Obviously as a musician you would like to be absolutely amazing at every aspect of your craft, but that is a life-long journey. Anyway, my question is what part of your playing do you aspire to become the best at, for right now at least? Shredding, composing, etc....

I myself have been playing guitar for 4+ years now and I spend most of my time practicing improvisation and technical ability I'd say, but I really want to start working on writing my own music.

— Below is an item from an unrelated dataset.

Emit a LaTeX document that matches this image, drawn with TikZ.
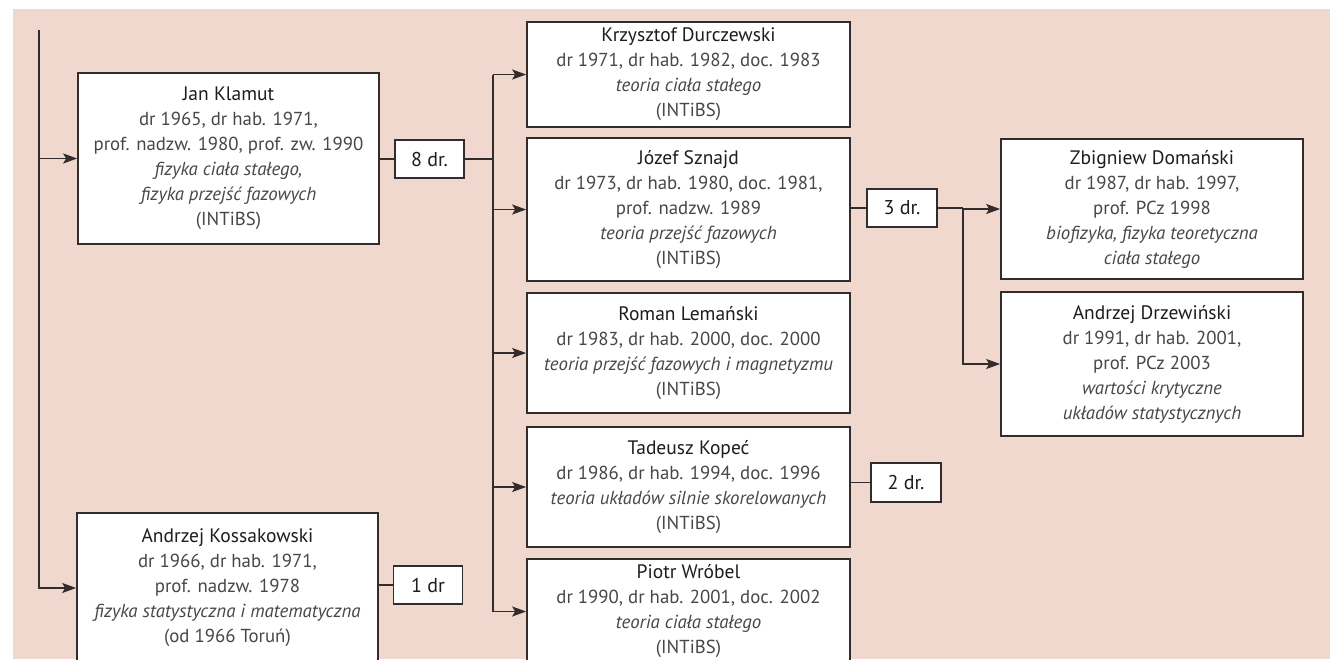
\documentclass[tikz,border=0pt]{standalone}
\usepackage{fontspec}
\setmainfont{PT Sans}
\usetikzlibrary{arrows.meta}
\definecolor{bg}{RGB}{240,216,206}
\definecolor{ln}{RGB}{50,44,44}
\definecolor{tx}{RGB}{72,70,70}
\definecolor{nmc}{RGB}{30,28,28}
\newcommand\nm[1]{{\color{nmc}\fontsize{19.5}{25}\selectfont#1}}
\begin{document}
\begin{tikzpicture}[x=1pt,y=-1pt,
  box/.style={draw=ln, line width=1.7pt, fill=white, align=center, inner sep=0pt,
    font=\fontsize{18.8}{25}\selectfont, text=tx},
  cnt/.style={draw=ln, line width=1.7pt, fill=white, inner sep=0pt,
    font=\fontsize{20}{24}\selectfont, text=nmc, minimum height=38, minimum width=69},
  conn/.style={draw=ln, line width=1.6pt},
  arr/.style={conn, -{Stealth[length=14pt,width=10pt,inset=3pt]}}]
\useasboundingbox (0,0) rectangle (1330,659);
\clip (0,0) rectangle (1330,659);
\fill[bg] (13,9) rectangle (1330,659);

% boxes
\node[box, minimum width=301, minimum height=171] (klamut) at (228.5,158.5)
  {\nm{Jan Klamut}\\dr 1965, dr hab. 1971,\\prof. nadzw. 1980, prof. zw. 1990\\\textit{fizyka ciała stałego,}\\\textit{fizyka przejść fazowych}\\(INTiBS)};
\node[box, minimum width=301, minimum height=150] (kossak) at (227.5,588)
  {\nm{Andrzej Kossakowski}\\dr 1966, dr hab. 1971,\\prof. nadzw. 1978\\\textit{fizyka statystyczna i matematyczna}\\(od 1966 Toruń)};
\node[cnt] (eight) at (429.5,159) {8 dr.};
\node[cnt] (one) at (428,585) {1 dr};

\node[box, minimum width=323, minimum height=105] (durcz) at (688.5,74.5)
  {\nm{Krzysztof Durczewski}\\dr 1971, dr hab. 1982, doc. 1983\\\textit{teoria ciała stałego}\\(INTiBS)};
\node[box, minimum width=323, minimum height=143] (sznajd) at (688.5,209.5)
  {\nm{Józef Sznajd}\\dr 1973, dr hab. 1980, doc. 1981,\\prof. nadzw. 1989\\\textit{teoria przejść fazowych}\\(INTiBS)};
\node[box, minimum width=323, minimum height=120] (lem) at (688.5,353)
  {\nm{Roman Lemański}\\dr 1983, dr hab. 2000, doc. 2000\\\textit{teoria przejść fazowych i magnetyzmu}\\(INTiBS)};
\node[box, minimum width=323, minimum height=120] (kopec) at (688.5,487)
  {\nm{Tadeusz Kopeć}\\dr 1986, dr hab. 1994, doc. 1996\\\textit{teoria układów silnie skorelowanych}\\(INTiBS)};
\node[box, minimum width=323, minimum height=105] (wrobel) at (688.5,611.5)
  {\nm{Piotr Wróbel}\\dr 1990, dr hab. 2001, doc. 2002\\\textit{teoria ciała stałego}\\(INTiBS)};

\node[cnt, minimum width=70] (three) at (902,208) {3 dr.};
\node[cnt, minimum width=70, minimum height=39] (two) at (906,482.5) {2 dr.};

\node[box, minimum width=302, minimum height=140] (doman) at (1152,209)
  {\nm{Zbigniew Domański}\\dr 1987, dr hab. 1997,\\prof. PCz 1998\\\textit{biofizyka, fizyka teoretyczna}\\\textit{ciała stałego}};
\node[box, minimum width=302, minimum height=144] (drzew) at (1152,364)
  {\nm{Andrzej Drzewiński}\\dr 1991, dr hab. 2001,\\prof. PCz 2003\\\textit{wartości krytyczne}\\\textit{układów statystycznych}};

% connectors
\coordinate (trunk) at (39,30);
\coordinate (busA) at (493,0);
\coordinate (busB) at (963,0);

\draw[arr] (trunk) |- (kossak.west);
\draw[arr] (trunk |- klamut.west) -- (klamut.west);

\draw[conn] (eight.west -| klamut.east) -- (eight.west);
\draw[conn] (eight.east) -- (eight.east -| busA);
\draw[conn] (busA |- durcz.west) -- (busA |- wrobel.west);
\draw[arr] (busA |- durcz.west) -- (durcz.west);
\draw[arr] (busA |- sznajd.west) -- (sznajd.west);
\draw[arr] (busA |- lem.west) -- (lem.west);
\draw[arr] (busA |- kopec.west) -- (kopec.west);
\draw[arr] (busA |- wrobel.west) -- (wrobel.west);

\draw[conn] (one.west -| kossak.east) -- (one.west);

\draw[conn] (three.west -| sznajd.east) -- (three.west);
\draw[conn] (three.east) -- (three.east -| busB);
\draw[arr] (busB |- doman.west) -- (doman.west);
\draw[arr] (busB |- doman.west) |- (drzew.west);

\draw[conn] (two.west -| kopec.east) -- (two.west);
\end{tikzpicture}
\end{document}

Just curious about the other guit players out there.
 
in the beginning I mainly wanted to be able to play lightning fast, but since then I've pretty much moved away from that and focused more on just becoming an overall good guitar player. I want not just to excel within one aspect of guitar playing but within as many as possible.
I think just sticking to one kinda limits your playing, like when you see all these shredders on youtube videos, sure the technicallity of their playing is amazing, yet in most of these videos, it seems that the technicallity, not the musicallity has become the main focus and that is just stupid. Im not saying that playing fast or shredding degrades your musicallity, hell I very much enjoy doing shred stuff (or at least I try to), but in the end it gets a bit one dimensional.

Currently I am playing mostly metal stuff and classical, and recently I've been hooked on gypsy jazz like django reinhardt stuff, but also I'm working a lot on improvisation and composing incorporating as many genres and aspects as possible.
 
expression. fuck shredding.

+1

I'd like to keep improving on my songwriting and I feel I'm not that great yet at writing and solos and playing dome faster solo stuff, so I'd like that to improve. Furthermore I'd like to become a (technically) more solid player overall, although I indeed don't really care much for lightning fast playing.
 
I've been playing for about 12 years, and my ideas about it have changed quite a bit. In the beginning, I wanted to sound just like Yngwie. I listened to him obsessively, tried to play his songs, tried to write songs like his, etc. I have to say, that was a productive time for me, technically speaking, and I'm glad I went through it.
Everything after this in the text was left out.